The Mission Generation: A Book Review by Bob Morris

The Mission Generation: Reclaim Your Purpose, Rewrite Success, and Rebuild Our Future
Arun Gupta and Thomas Fewer
Wiley (May 2026)

Financial success and social purpose are NOT mutuallly exclusive; they’re interdependent.

In a previously published book, Venture Meets Mission (January 2024),  Arun Gupta, and Thomas Fewer explore “how entrepreneurs, investors, and public leaders could align innovation with public purpose, expecting modest interest from policy and innovation circles.” 

(Note: Gerard George was a third co-author of that volume.)

As you may already know, most of the companies annually ranked among those most highly regarded and best to work for are also annually ranked among those most profitable, with the greatest cap value in their industry segment. That is NOT a coincidence. Moreover, in all of the major surveys that ask employees to rank what is of greatest importance to them, a substantial majority ranked feeling appreciated either first or second.

These are among the personal and professional objectives that  Gupta and Fewer can help you to achieve, each preceded on this list by HOW TO:

o Create a new “compass” when old “maps” fail
o Transition from a crisis to a calling
o Respond when an initiative encounters pushback
o Get financial capital and mission capital in proper alignment
o Locate hidden capitals that provide direction “when no one is watching”

o Invest the compass capitals in order to compound their impact
o Derive full value from your big breakthrough, one that consists of a thousand small ones (i.e.  “The Mission Flywheel”)
o Summon the courage to be wrong
o Initiate the “Mid-Career Pivot” when success is insufficient
o Transition to the next and (thus far) most impactful chapter with the mindset of a beginner

Gupta and Fewer devote a separate chapter to each when explaining HOW to do WHAT must be done.

They and I are convinced that you can achieve these objectives if (HUGE “if”) you make a total commitment to (a) claiming or re-claiming that sense of purpose, (b) re-writing your (NOT someone else’s) definition of its success, and (c) and repair/rebuild a shared future with other missionaries.

These are among the passages in The Mission Generation (PARTs I-III) of greatest interest and value to me, also listed to suggest the scope of  Gupta and Fewer’s coverage:

o Building Your Own Compass (Pages 7-9)
o Finding Meaning Through Experimentation, Reflection, and Contribution (11-13)
o Compass: A New Currency for a Meaningful Career (13-14)
o Welc ome to Pedrpetual Disruption (18-22)
o Mission Becomes the Compass (30-33)

o Why Mission Feels Unnatural (39-41)
o Psychological Resistance: The Saboteur in the Mirror (41-44)
o CulturalResistance: The  Career Track You Didn’t Know You Were Trapped In (46-50)
o The Myth of the Either/Or Career (59-62)
o Financial Capital: The Engine of Autonomy (62-65)

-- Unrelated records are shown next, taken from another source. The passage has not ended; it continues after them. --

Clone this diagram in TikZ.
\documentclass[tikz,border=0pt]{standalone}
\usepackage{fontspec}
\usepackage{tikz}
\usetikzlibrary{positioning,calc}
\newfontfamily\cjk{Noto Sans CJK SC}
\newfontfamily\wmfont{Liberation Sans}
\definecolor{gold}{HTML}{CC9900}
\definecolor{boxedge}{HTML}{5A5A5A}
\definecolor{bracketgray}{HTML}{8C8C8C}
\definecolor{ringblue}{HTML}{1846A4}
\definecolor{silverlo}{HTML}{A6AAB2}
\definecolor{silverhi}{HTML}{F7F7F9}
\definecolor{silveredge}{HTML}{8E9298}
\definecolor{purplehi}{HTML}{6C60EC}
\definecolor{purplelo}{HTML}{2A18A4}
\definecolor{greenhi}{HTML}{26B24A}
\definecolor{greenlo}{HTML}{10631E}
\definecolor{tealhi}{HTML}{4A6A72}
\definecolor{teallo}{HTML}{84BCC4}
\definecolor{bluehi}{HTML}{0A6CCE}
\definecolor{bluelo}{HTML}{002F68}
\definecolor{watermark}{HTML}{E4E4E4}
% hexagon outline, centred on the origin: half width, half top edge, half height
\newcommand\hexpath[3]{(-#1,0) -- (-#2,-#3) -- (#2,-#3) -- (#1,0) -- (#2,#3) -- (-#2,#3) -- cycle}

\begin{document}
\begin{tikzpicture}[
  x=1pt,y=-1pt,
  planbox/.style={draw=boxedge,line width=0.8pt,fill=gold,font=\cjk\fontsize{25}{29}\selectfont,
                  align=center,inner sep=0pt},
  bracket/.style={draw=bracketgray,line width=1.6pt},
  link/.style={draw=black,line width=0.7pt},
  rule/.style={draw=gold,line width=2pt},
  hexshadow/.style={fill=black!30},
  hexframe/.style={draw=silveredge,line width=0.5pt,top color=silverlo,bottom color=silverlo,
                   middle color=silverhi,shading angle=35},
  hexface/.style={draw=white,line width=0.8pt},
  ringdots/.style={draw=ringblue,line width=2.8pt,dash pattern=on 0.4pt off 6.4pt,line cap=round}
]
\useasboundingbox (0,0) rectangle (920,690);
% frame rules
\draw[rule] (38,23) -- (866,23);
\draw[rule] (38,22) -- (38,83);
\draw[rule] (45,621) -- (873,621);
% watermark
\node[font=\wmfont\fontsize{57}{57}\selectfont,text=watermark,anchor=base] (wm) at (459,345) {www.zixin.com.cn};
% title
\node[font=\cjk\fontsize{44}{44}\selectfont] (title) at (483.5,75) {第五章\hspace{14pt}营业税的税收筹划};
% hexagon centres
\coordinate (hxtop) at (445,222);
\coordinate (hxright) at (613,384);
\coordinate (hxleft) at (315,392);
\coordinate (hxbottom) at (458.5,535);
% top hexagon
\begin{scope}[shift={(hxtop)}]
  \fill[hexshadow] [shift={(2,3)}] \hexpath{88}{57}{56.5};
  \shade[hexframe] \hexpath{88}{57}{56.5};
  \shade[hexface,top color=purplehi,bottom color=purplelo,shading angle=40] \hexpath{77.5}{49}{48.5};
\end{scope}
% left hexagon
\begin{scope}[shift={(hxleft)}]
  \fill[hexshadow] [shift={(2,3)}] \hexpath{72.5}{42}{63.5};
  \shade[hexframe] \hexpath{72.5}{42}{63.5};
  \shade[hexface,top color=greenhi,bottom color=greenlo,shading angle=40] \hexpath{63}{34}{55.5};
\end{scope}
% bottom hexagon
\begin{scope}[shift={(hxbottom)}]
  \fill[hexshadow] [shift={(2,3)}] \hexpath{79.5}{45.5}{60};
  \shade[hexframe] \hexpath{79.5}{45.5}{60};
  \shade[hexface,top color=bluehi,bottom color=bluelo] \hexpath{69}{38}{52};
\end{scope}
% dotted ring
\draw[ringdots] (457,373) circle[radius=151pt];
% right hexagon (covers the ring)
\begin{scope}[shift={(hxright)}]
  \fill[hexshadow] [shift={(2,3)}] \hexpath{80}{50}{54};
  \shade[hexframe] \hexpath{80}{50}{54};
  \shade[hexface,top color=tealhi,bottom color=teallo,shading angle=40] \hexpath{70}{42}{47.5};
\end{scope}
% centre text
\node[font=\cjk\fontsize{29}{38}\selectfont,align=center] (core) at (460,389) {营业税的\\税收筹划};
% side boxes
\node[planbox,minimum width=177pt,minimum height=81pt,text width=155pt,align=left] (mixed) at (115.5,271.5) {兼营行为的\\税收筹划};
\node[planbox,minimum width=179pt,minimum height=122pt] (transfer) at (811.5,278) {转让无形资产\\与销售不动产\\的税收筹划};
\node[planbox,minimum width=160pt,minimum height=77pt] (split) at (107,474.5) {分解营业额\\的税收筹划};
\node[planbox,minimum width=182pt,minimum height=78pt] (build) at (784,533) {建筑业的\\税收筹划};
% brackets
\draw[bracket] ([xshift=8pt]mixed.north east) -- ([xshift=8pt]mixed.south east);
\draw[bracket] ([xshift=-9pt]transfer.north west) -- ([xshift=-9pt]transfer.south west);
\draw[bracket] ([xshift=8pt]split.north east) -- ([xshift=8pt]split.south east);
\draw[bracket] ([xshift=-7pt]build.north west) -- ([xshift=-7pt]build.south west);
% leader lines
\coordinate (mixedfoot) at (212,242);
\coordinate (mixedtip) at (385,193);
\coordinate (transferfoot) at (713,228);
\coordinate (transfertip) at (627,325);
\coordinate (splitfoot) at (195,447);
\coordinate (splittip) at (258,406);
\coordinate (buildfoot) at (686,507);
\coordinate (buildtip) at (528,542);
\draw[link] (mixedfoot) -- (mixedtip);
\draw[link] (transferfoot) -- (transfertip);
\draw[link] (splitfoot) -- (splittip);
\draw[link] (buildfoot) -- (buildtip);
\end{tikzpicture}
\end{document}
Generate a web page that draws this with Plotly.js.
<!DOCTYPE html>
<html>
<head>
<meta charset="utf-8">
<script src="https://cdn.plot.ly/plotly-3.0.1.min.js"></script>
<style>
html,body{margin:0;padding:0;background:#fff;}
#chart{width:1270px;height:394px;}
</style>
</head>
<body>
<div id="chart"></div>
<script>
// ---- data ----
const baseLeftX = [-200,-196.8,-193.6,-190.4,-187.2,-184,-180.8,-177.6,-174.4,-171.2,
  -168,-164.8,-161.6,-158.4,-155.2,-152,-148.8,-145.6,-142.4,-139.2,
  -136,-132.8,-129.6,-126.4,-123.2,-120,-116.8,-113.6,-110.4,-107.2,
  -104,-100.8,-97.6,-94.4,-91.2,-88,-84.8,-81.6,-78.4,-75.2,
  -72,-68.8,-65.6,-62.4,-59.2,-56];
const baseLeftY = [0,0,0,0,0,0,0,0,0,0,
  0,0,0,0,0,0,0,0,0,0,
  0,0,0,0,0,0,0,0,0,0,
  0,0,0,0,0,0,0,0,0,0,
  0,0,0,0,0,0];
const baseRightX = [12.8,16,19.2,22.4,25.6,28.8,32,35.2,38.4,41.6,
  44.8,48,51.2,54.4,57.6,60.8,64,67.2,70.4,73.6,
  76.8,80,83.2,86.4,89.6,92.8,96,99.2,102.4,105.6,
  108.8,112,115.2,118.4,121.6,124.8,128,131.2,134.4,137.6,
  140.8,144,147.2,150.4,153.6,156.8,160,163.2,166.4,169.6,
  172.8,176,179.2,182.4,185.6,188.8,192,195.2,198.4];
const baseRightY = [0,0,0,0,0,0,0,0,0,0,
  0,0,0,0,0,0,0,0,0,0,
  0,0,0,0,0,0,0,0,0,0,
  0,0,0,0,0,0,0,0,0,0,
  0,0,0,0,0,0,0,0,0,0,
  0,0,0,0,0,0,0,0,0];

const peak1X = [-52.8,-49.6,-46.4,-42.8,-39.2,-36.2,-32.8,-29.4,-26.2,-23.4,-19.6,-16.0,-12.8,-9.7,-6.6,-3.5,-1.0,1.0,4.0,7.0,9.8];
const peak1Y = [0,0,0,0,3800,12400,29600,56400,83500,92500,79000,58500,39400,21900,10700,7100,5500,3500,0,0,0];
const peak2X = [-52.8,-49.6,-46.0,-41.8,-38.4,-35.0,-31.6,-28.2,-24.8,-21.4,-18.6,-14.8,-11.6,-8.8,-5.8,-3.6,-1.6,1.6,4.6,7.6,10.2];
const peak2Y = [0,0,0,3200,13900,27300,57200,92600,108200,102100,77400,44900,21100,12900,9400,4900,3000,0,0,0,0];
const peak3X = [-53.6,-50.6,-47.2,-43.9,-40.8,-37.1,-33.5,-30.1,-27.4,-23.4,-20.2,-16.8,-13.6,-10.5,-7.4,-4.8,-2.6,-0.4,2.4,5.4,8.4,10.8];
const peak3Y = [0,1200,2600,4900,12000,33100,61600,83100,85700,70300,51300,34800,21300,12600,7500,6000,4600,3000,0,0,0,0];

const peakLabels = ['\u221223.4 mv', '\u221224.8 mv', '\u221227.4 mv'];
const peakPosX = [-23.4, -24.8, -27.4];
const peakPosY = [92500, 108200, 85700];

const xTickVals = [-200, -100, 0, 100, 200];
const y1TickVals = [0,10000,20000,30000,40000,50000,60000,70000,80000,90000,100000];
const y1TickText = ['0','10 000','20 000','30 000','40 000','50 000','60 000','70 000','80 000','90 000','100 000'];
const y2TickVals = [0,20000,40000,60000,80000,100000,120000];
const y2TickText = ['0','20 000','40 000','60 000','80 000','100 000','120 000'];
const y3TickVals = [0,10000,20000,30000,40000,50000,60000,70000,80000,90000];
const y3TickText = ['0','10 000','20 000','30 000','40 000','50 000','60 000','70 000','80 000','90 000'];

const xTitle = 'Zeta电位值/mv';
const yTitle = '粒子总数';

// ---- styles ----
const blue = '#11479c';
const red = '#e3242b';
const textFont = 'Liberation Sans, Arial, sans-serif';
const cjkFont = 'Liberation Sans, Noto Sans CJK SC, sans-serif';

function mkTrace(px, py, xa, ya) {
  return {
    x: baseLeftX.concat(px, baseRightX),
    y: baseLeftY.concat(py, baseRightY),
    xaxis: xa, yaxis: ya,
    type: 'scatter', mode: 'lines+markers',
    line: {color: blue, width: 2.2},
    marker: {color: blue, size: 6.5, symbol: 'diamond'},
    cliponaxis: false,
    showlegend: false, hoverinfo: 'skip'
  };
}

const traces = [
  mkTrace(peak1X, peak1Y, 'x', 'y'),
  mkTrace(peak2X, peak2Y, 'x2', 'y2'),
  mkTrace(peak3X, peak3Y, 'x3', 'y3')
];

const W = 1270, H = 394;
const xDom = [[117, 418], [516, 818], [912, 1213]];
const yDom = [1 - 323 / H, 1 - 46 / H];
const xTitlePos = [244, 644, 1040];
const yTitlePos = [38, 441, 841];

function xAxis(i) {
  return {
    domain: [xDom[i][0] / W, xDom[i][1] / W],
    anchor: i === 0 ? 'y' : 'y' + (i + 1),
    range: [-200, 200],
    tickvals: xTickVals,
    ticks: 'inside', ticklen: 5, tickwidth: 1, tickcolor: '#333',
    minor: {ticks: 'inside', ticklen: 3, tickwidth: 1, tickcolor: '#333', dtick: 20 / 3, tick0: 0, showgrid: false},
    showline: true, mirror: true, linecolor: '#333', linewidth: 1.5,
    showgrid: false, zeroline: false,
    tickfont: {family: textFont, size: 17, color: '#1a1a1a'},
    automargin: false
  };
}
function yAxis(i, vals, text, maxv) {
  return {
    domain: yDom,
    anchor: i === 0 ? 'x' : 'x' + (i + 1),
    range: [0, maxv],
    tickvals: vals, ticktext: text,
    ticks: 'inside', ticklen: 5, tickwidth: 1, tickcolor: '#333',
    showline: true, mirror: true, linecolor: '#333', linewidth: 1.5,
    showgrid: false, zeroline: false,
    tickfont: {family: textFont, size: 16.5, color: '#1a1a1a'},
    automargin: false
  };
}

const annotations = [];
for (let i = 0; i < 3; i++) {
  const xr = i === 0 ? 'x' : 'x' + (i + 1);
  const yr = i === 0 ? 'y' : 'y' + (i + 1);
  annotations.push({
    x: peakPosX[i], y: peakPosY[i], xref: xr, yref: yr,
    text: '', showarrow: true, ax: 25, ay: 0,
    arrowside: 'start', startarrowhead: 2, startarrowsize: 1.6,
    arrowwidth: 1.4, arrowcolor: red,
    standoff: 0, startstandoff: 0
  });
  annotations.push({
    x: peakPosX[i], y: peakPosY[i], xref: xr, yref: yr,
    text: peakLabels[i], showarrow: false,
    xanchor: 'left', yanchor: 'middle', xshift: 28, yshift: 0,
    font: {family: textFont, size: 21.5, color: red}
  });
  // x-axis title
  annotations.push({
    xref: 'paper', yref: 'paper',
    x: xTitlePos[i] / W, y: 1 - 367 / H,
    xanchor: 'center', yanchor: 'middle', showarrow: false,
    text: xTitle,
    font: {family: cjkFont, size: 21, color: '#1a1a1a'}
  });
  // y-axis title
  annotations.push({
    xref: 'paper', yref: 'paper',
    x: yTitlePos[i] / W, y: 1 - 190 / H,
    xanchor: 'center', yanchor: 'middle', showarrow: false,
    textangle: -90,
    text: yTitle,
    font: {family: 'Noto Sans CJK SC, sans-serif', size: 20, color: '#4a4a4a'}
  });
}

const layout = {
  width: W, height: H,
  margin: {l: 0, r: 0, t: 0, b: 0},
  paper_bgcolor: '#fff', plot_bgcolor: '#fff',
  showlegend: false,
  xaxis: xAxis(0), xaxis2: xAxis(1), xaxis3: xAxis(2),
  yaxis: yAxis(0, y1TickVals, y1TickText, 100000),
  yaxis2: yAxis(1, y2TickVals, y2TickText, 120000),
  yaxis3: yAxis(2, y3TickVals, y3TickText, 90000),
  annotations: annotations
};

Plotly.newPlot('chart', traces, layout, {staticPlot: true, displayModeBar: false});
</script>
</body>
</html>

o Why Purpose and Profit Belong in the Same Room (68-74)
o Trust Capital: the Most Valuable Asset You’ll Never Own (79-81)
o Learning Capital: The Behavior that Outlasts Every Disruption (84-86)
o Integration in Action: How the Six Capitals Reinforce Each Other (98-100)
o Recognize Your Mission: Find Calling in Chaos (113-115)

o Recruit Allies: Find the People Who Will Hold the Rope While You Jump (120-122)
o The Loneliness of Being Early (133-134)
o The Frontier Often Has No Signposts (138-140)
o The First Moves of the Mission Flywheel (142-144)
o The Two-Way Street of Mentorship: A Bridge Back into Relevance (176-180)

I realize that I have probably given you more information than you need in order to decide whether or not to check out The Mission Generation. I commend Arun Gupta and Thomas Fewer on a contribution to knowledge leadership that can be of incalculable value to leaders who urgently need cutting-edge thinking about how to “reclaim their purpose, rewrite success, and help rebuild our world’s future.”

The next move is yours.

I wish you well.

And so do Arun Gupta and Thomas Fewer.